Find and return each line containing "React".
* BEGIN Data extract *
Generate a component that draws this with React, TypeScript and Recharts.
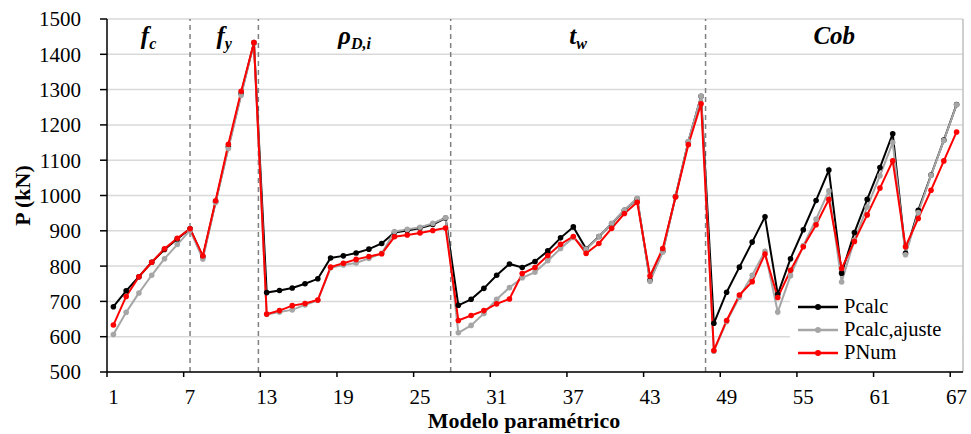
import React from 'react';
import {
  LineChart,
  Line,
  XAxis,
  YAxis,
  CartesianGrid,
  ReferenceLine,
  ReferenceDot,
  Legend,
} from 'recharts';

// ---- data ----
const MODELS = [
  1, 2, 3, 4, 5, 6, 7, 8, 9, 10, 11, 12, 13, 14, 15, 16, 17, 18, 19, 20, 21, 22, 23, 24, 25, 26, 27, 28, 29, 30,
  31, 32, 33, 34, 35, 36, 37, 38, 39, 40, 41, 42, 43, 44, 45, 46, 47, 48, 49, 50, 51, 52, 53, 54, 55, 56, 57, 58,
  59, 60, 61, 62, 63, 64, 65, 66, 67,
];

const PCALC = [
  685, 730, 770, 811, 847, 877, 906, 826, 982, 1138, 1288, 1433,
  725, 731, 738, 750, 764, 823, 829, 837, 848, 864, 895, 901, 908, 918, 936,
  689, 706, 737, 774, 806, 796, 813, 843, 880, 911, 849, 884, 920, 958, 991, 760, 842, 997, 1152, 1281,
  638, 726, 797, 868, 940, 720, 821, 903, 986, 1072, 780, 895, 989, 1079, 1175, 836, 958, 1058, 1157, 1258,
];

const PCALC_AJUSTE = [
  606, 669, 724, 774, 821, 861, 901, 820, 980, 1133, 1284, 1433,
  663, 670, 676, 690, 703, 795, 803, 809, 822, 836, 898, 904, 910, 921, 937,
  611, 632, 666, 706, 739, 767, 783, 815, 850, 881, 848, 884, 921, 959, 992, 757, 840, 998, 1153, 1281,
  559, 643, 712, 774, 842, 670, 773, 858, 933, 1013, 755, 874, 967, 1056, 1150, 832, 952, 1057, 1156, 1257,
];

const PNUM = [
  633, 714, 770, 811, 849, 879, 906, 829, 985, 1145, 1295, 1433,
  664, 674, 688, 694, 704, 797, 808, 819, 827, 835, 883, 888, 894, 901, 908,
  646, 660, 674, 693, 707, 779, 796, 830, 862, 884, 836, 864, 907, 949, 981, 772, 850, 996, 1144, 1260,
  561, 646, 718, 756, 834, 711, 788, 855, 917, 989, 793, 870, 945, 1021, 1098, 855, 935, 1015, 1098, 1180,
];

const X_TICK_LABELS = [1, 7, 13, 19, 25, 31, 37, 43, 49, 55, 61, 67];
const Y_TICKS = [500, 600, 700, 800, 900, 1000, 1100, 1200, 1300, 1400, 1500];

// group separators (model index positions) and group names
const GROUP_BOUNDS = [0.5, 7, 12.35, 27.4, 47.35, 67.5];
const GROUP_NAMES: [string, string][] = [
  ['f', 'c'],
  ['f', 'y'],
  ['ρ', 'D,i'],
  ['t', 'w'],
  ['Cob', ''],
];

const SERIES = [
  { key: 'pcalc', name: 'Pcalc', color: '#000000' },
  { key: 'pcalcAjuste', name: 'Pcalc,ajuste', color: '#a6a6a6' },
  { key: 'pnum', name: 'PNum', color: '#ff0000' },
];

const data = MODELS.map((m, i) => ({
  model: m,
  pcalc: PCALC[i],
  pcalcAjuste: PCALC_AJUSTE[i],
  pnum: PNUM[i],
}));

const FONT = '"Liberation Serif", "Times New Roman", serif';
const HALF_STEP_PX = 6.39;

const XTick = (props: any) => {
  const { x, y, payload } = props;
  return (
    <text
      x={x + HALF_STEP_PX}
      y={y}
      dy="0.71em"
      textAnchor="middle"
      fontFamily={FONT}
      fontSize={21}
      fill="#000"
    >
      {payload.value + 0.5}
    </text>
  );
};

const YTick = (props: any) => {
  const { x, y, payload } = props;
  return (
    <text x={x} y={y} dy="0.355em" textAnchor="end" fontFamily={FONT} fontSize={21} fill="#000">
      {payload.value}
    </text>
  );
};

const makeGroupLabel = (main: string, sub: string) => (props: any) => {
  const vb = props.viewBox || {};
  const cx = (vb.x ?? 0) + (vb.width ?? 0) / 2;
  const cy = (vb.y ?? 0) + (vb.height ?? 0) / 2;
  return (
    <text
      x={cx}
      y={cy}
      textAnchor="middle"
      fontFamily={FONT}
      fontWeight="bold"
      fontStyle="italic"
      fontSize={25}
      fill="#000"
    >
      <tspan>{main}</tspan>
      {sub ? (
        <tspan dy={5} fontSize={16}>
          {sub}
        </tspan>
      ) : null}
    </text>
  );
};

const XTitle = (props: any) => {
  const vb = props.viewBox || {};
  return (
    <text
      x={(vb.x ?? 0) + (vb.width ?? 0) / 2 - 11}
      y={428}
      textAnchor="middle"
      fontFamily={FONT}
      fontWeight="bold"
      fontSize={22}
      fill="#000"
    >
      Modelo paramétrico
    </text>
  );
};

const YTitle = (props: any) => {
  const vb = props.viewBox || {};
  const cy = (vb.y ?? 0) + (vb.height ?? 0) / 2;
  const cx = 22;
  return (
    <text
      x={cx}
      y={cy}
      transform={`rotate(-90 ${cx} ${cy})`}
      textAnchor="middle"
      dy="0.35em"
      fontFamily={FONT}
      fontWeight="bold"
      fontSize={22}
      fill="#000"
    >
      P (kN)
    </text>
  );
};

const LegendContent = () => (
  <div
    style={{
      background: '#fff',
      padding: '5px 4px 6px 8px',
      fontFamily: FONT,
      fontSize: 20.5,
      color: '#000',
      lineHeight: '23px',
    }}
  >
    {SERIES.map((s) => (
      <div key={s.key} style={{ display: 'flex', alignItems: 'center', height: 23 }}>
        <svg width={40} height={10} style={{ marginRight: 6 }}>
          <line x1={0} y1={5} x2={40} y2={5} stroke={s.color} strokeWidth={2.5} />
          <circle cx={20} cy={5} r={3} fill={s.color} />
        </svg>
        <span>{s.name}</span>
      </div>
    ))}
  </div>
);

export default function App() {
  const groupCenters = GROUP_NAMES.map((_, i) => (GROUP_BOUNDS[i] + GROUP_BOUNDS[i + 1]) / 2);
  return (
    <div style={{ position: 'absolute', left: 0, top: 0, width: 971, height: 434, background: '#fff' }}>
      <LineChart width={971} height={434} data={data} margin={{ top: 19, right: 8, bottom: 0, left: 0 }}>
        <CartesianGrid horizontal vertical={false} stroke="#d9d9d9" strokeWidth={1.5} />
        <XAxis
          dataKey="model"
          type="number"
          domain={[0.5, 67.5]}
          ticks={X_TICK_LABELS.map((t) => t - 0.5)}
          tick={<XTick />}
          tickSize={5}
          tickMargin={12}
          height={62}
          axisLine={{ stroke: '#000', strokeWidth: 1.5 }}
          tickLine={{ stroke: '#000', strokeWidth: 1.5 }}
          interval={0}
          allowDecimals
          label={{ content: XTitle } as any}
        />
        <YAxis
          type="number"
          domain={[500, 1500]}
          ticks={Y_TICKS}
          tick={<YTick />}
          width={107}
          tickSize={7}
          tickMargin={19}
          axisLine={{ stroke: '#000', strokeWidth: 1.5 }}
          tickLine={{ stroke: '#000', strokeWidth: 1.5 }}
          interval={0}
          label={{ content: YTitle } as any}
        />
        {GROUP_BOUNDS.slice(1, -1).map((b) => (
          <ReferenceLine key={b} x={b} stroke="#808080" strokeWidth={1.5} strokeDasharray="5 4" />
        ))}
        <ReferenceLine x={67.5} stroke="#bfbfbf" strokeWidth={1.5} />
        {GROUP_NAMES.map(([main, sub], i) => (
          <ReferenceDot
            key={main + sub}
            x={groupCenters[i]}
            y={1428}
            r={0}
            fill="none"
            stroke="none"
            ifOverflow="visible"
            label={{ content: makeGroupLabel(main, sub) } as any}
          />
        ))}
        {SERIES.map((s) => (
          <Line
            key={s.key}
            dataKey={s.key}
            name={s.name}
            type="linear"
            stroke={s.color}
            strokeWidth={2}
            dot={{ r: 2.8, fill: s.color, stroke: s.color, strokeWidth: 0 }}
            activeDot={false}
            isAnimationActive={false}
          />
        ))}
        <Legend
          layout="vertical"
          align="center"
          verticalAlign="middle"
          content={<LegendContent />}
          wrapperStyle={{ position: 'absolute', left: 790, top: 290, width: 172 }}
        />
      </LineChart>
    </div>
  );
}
* END Data extract *
#### Answer for the task:
Generate a component that draws this with React, TypeScript and Recharts.
import React from 'react';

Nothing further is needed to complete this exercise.